I got a fantastic surprise Sunday, when my son Paul showed up here. I was invited to his cousins Eric and Tara’s birthday party, and when Eric and his wife Terri walked in, Paul was with them. Seems they’d been planning this for, oh, about 6 months. I was over the top happy. Still am. I’m not on vacation, and they all three are, but even getting to share a few meals and conversation, in person, feels great. It’s superb for my heart.
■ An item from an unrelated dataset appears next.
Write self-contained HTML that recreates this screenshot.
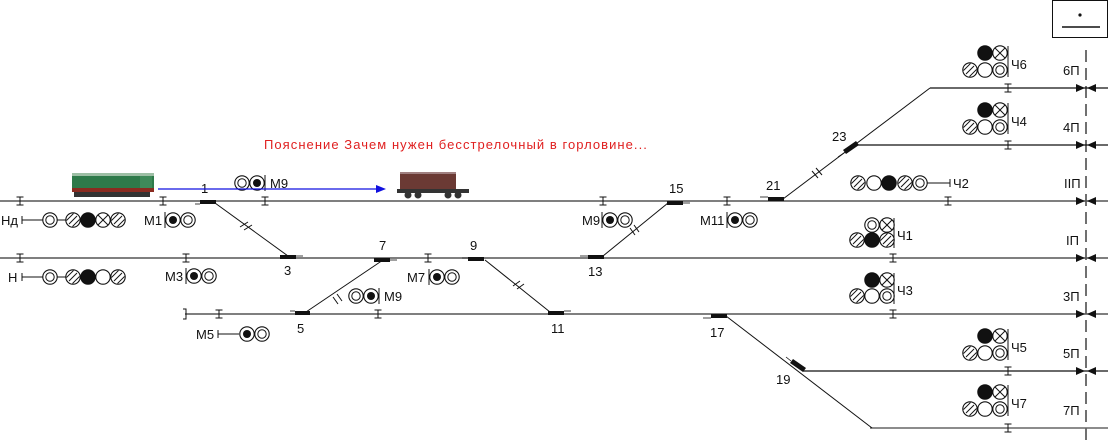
<!DOCTYPE html>
<html><head><meta charset="utf-8"><style>
html,body{margin:0;padding:0;background:#fff;}
svg{display:block;}
text{font-family:"Liberation Sans",sans-serif;font-size:13px;fill:#111;}
</style></head><body>
<svg width="1110" height="440" viewBox="0 0 1110 440" xmlns="http://www.w3.org/2000/svg">
<defs>
<g id="ce"><circle r="7.2" fill="#fff" stroke="#111" stroke-width="1.1"/></g>
<g id="cf"><circle r="7.2" fill="#111" stroke="#111" stroke-width="1.1"/></g>
<g id="ch"><circle r="7.2" fill="#fff" stroke="#111" stroke-width="1.1"/><line x1="-4" y1="4" x2="4" y2="-4" stroke="#111"/><line x1="-6.5" y1="0.5" x2="0.5" y2="-6.5" stroke="#111" stroke-width="0.9"/><line x1="-0.5" y1="6.5" x2="6.5" y2="-0.5" stroke="#111" stroke-width="0.9"/></g>
<g id="cx"><circle r="7.2" fill="#fff" stroke="#111" stroke-width="1.1"/><line x1="-5" y1="-5" x2="5" y2="5" stroke="#111"/><line x1="-5" y1="5" x2="5" y2="-5" stroke="#111"/></g>
<g id="cd"><circle r="7.2" fill="#fff" stroke="#111" stroke-width="1.1"/><circle r="4.2" fill="none" stroke="#111"/></g>
<g id="cp"><circle r="7.2" fill="#fff" stroke="#111" stroke-width="1.1"/><circle r="4" fill="#111"/></g>
<g id="ij"><line x1="0" y1="-4" x2="0" y2="4" stroke="#111"/><line x1="-3.5" y1="-4" x2="3.5" y2="-4" stroke="#111"/><line x1="-3.5" y1="4" x2="3.5" y2="4" stroke="#111"/></g>
</defs>

<!-- box -->
<rect x="1052.5" y="0.5" width="55" height="37" fill="none" stroke="#111"/>
<circle cx="1080" cy="15" r="1.6" fill="#111"/>
<line x1="1062" y1="27" x2="1100" y2="27" stroke="#111" stroke-width="1.4"/>
<line x1="1086" y1="50" x2="1086" y2="440" stroke="#111" stroke-width="1.2" stroke-dasharray="12,6"/>

<!-- tracks -->
<g stroke="#555" stroke-width="1.5">
<line x1="0" y1="201" x2="1108" y2="201"/>
<line x1="0" y1="258" x2="1108" y2="258"/>
<line x1="185" y1="314" x2="1108" y2="314"/>
</g>
<g stroke="#111" stroke-width="1.2">
<line x1="930" y1="88" x2="1108" y2="88"/>
<line x1="858" y1="145" x2="1108" y2="145"/>
<line x1="803" y1="371" x2="1108" y2="371"/>
</g>
<line x1="870" y1="428" x2="1108" y2="428" stroke="#666" stroke-width="1.5"/>
<path d="M183,309 h3 v10 h-3" fill="none" stroke="#111"/>

<!-- diagonals -->
<g stroke="#111" stroke-width="1">
<line x1="215" y1="203" x2="288" y2="256"/>
<line x1="383" y1="260" x2="306" y2="312"/>
<line x1="485" y1="260" x2="550" y2="312"/>
<line x1="603" y1="256" x2="668" y2="203"/>
<line x1="783" y1="199" x2="930" y2="88"/>
<line x1="726" y1="316" x2="872" y2="428"/>
</g>
<g stroke="#111" stroke-width="1">
<line x1="240" y1="227" x2="248" y2="222"/><line x1="244" y1="230" x2="252" y2="225"/>
<line x1="333" y1="297" x2="338" y2="304"/><line x1="337" y1="294" x2="342" y2="301"/>
<line x1="513" y1="286" x2="520" y2="281"/><line x1="517" y1="289" x2="524" y2="284"/>
<line x1="630" y1="228" x2="635" y2="235"/><line x1="634" y1="225" x2="639" y2="232"/>
<line x1="812" y1="171" x2="818" y2="178"/><line x1="816" y1="168" x2="822" y2="175"/>
</g>
<!-- switch marks -->
<g fill="#111">
<rect x="200" y="200" width="16" height="4"/>
<rect x="280" y="255" width="16" height="4"/>
<rect x="374" y="258" width="16" height="4"/>
<rect x="295" y="311" width="15" height="4"/>
<rect x="468" y="257" width="16" height="4"/>
<rect x="548" y="311" width="16" height="4"/>
<rect x="588" y="255" width="16" height="4"/>
<rect x="667" y="201" width="16" height="4"/>
<rect x="768" y="197" width="16" height="4"/>
<rect x="711" y="314" width="16" height="4"/>
<polygon points="843,150 856,141 859,145 846,154"/>
<polygon points="790,363 793,359 806,368 803,372"/>
</g>
<g stroke="#111" stroke-width="0.8">
<line x1="195" y1="204" x2="200" y2="204"/><line x1="296" y1="256" x2="303" y2="256"/>
<line x1="390" y1="260" x2="397" y2="260"/><line x1="290" y1="311" x2="295" y2="311"/>
<line x1="462" y1="258" x2="468" y2="258"/><line x1="564" y1="311" x2="571" y2="311"/>
<line x1="580" y1="256" x2="588" y2="256"/><line x1="683" y1="203" x2="690" y2="203"/>
<line x1="760" y1="197" x2="768" y2="197"/><line x1="703" y1="318" x2="711" y2="318"/>
<line x1="838" y1="157" x2="844" y2="153"/><line x1="786" y1="357" x2="791" y2="361"/>
</g>

<!-- insulated joints -->
<use href="#ij" x="20" y="201"/><use href="#ij" x="163" y="201"/><use href="#ij" x="265" y="201"/>
<use href="#ij" x="603" y="201"/><use href="#ij" x="727" y="201"/><use href="#ij" x="948" y="201"/>
<use href="#ij" x="20" y="258"/><use href="#ij" x="186" y="258"/><use href="#ij" x="428" y="258"/>
<use href="#ij" x="219" y="314"/><use href="#ij" x="378" y="314"/><use href="#ij" x="893" y="314"/>
<use href="#ij" x="1008" y="88"/><use href="#ij" x="1008" y="145"/><use href="#ij" x="893" y="258"/>
<use href="#ij" x="1008" y="371"/><use href="#ij" x="1008" y="428"/>

<!-- end arrows -->
<g fill="#111">
<polygon points="1085,88 1076,84 1076,92"/><polygon points="1087,88 1096,84 1096,92"/>
<polygon points="1085,145 1076,141 1076,149"/><polygon points="1087,145 1096,141 1096,149"/>
<polygon points="1085,201 1076,197 1076,205"/><polygon points="1087,201 1096,197 1096,205"/>
<polygon points="1085,258 1076,254 1076,262"/><polygon points="1087,258 1096,254 1096,262"/>
<polygon points="1085,314 1076,310 1076,318"/><polygon points="1087,314 1096,310 1096,318"/>
<polygon points="1085,371 1076,367 1076,375"/><polygon points="1087,371 1096,367 1096,375"/>
</g>

<!-- track labels -->
<text x="1063" y="75">6П</text><text x="1063" y="132">4П</text><text x="1064" y="188">IIП</text>
<text x="1066" y="245">IП</text><text x="1063" y="301">3П</text><text x="1063" y="358">5П</text><text x="1063" y="415">7П</text>

<!-- switch numbers -->
<text x="201" y="193">1</text><text x="284" y="275">3</text><text x="379" y="250">7</text>
<text x="297" y="333">5</text><text x="470" y="250">9</text><text x="551" y="333">11</text>
<text x="588" y="276">13</text><text x="669" y="193">15</text><text x="766" y="190">21</text>
<text x="832" y="141">23</text><text x="710" y="337">17</text><text x="776" y="384">19</text>

<!-- Нд / Н -->
<text x="1" y="225">Нд</text>
<line x1="22" y1="216" x2="22" y2="224" stroke="#111"/><line x1="22" y1="220" x2="43" y2="220" stroke="#111"/>
<use href="#cd" x="50" y="220"/><line x1="57" y1="220" x2="66" y2="220" stroke="#111"/>
<use href="#ch" x="73" y="220"/><use href="#cf" x="88" y="220"/><use href="#cx" x="103" y="220"/><use href="#ch" x="118" y="220"/>
<text x="8" y="282">Н</text>
<line x1="22" y1="273" x2="22" y2="281" stroke="#111"/><line x1="22" y1="277" x2="43" y2="277" stroke="#111"/>
<use href="#cd" x="50" y="277"/><line x1="57" y1="277" x2="66" y2="277" stroke="#111"/>
<use href="#ch" x="73" y="277"/><use href="#cf" x="88" y="277"/><use href="#ce" x="103" y="277"/><use href="#ch" x="118" y="277"/>

<!-- shunt signals -->
<text x="144" y="225">М1</text><line x1="165" y1="212" x2="165" y2="228" stroke="#111"/>
<use href="#cp" x="173" y="220"/><use href="#cd" x="188" y="220"/>
<use href="#cd" x="242" y="183"/><use href="#cp" x="257" y="183"/><line x1="265" y1="175" x2="265" y2="191" stroke="#111"/><text x="270" y="188">М9</text>
<text x="165" y="281">М3</text><line x1="186" y1="268" x2="186" y2="284" stroke="#111"/>
<use href="#cp" x="194" y="276"/><use href="#cd" x="209" y="276"/>
<use href="#cd" x="356" y="296"/><use href="#cp" x="371" y="296"/><line x1="379" y1="288" x2="379" y2="304" stroke="#111"/><text x="384" y="301">М9</text>
<text x="196" y="339">М5</text><line x1="218" y1="330" x2="218" y2="338" stroke="#111"/><line x1="218" y1="334" x2="239" y2="334" stroke="#111"/>
<use href="#cp" x="247" y="334"/><use href="#cd" x="262" y="334"/>
<text x="407" y="282">М7</text><line x1="429" y1="269" x2="429" y2="285" stroke="#111"/>
<use href="#cp" x="437" y="277"/><use href="#cd" x="452" y="277"/>
<text x="582" y="225">М9</text><line x1="602" y1="212" x2="602" y2="228" stroke="#111"/>
<use href="#cp" x="610" y="220"/><use href="#cd" x="625" y="220"/>
<text x="700" y="225">М11</text><line x1="727" y1="212" x2="727" y2="228" stroke="#111"/>
<use href="#cp" x="735" y="220"/><use href="#cd" x="750" y="220"/>

<!-- Ч2 -->
<use href="#ch" x="858" y="183"/><use href="#ce" x="874" y="183"/><use href="#cf" x="889" y="183"/><use href="#ch" x="905" y="183"/><use href="#cd" x="920" y="183"/>
<line x1="927" y1="183" x2="950" y2="183" stroke="#111"/><line x1="950" y1="179" x2="950" y2="187" stroke="#111"/>
<text x="953" y="188">Ч2</text>

<g><use href="#cf" x="985" y="53"/><use href="#cx" x="1000" y="53"/><use href="#ch" x="970" y="70"/><use href="#ce" x="985" y="70"/><use href="#cd" x="1000" y="70"/><line x1="1008" y1="46" x2="1008" y2="77" stroke="#111"/><text x="1011" y="69">Ч6</text></g>
<g transform="translate(0,57)"><use href="#cf" x="985" y="53"/><use href="#cx" x="1000" y="53"/><use href="#ch" x="970" y="70"/><use href="#ce" x="985" y="70"/><use href="#cd" x="1000" y="70"/><line x1="1008" y1="46" x2="1008" y2="77" stroke="#111"/><text x="1011" y="69">Ч4</text></g>
<g transform="translate(0,283)"><use href="#cf" x="985" y="53"/><use href="#cx" x="1000" y="53"/><use href="#ch" x="970" y="70"/><use href="#ce" x="985" y="70"/><use href="#cd" x="1000" y="70"/><line x1="1008" y1="46" x2="1008" y2="77" stroke="#111"/><text x="1011" y="69">Ч5</text></g>
<g transform="translate(0,339)"><use href="#cf" x="985" y="53"/><use href="#cx" x="1000" y="53"/><use href="#ch" x="970" y="70"/><use href="#ce" x="985" y="70"/><use href="#cd" x="1000" y="70"/><line x1="1008" y1="46" x2="1008" y2="77" stroke="#111"/><text x="1011" y="69">Ч7</text></g>

<use href="#cd" x="872" y="225"/><use href="#cx" x="887" y="225"/>
<use href="#ch" x="857" y="240"/><use href="#cf" x="872" y="240"/><use href="#ch" x="887" y="240"/>
<line x1="894" y1="218" x2="894" y2="248" stroke="#111"/><text x="897" y="240">Ч1</text>
<use href="#cf" x="872" y="280"/><use href="#cx" x="887" y="280"/>
<use href="#ch" x="857" y="296"/><use href="#ce" x="872" y="296"/><use href="#cd" x="887" y="296"/>
<line x1="894" y1="273" x2="894" y2="304" stroke="#111"/><text x="897" y="295">Ч3</text>

<!-- note -->
<text x="264" y="149" style="fill:#e02020;font-size:13px;letter-spacing:1.05px">Пояснение Зачем нужен бесстрелочный в горловине...</text>
<line x1="158" y1="189" x2="378" y2="189" stroke="#1010e0" stroke-width="1.3"/>
<polygon points="386,189 376,185 376,193" fill="#1010e0"/>

<!-- locomotive -->
<rect x="72" y="173" width="82" height="16" fill="#2e7a4a"/>
<rect x="72" y="173" width="82" height="3" fill="#9dbfa5"/>
<rect x="72" y="188" width="82" height="4" fill="#8a2b20"/>
<rect x="74" y="192" width="76" height="5" fill="#333"/>
<rect x="140" y="176" width="12" height="12" fill="#3f8a5a"/>
<!-- wagon -->
<rect x="400" y="172" width="56" height="18" fill="#6b3a34"/>
<rect x="400" y="172" width="56" height="2" fill="#a08080"/>
<rect x="397" y="189" width="72" height="4" fill="#333"/>
<circle cx="408" cy="195" r="3.5" fill="#333"/><circle cx="418" cy="195" r="3.5" fill="#333"/>
<circle cx="448" cy="195" r="3.5" fill="#333"/><circle cx="458" cy="195" r="3.5" fill="#333"/>
</svg>
</body></html>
The day before that birthday party, I’d learned the results of the lab work that was part of my recent, long overdue physical. My cholesterol was slightly elevated, which I guess didn’t surprise me but I was hopin’ not. Immediately something switched over in me, a determination that I will, yea verily, exercise and establish more heart healthy eating habits. A nutritionist had recently spoken to our staff at work about the 3 Biblical types to eating: feasting, famine, and everyday eating. She pointed out that our Western diet is very heavy on feast food — highly refined/processed, fat- and sugar-laden, etc. — which is not healthy for any of us. It makes sense to me.

So when the sloppy joes, potato chips, macaroni and cheese, birthday cake and ice cream were served at the party Sunday, what did I do? I ate it. It was time to feast–celebrate not only birthdays but getting to see my son unexpectedly.  I could have spinach salad and my homemade lentil soup later. Which I did, and frankly, it tasted better than the party food.

My daughter had some good counsel a few weeks ago, too. She didn’t share it as counsel, just to tell me her own thinking as she works at cleaning up her diet. Her approach, which sounds wise to me, is to not try to change everything all at once, or drastically, but to make changes that build on each other — when you’ve adjusted to one level of modifications, then go the next step. Improve I will. I like legumes and rice. I really do. I can certainly fill up more on veggies and fruit. And yes, I can start exercising more — walking, while the weather is nice. This too is good for my heart.

Thank you, God, for these gifts, and for understanding my heart even better than I do.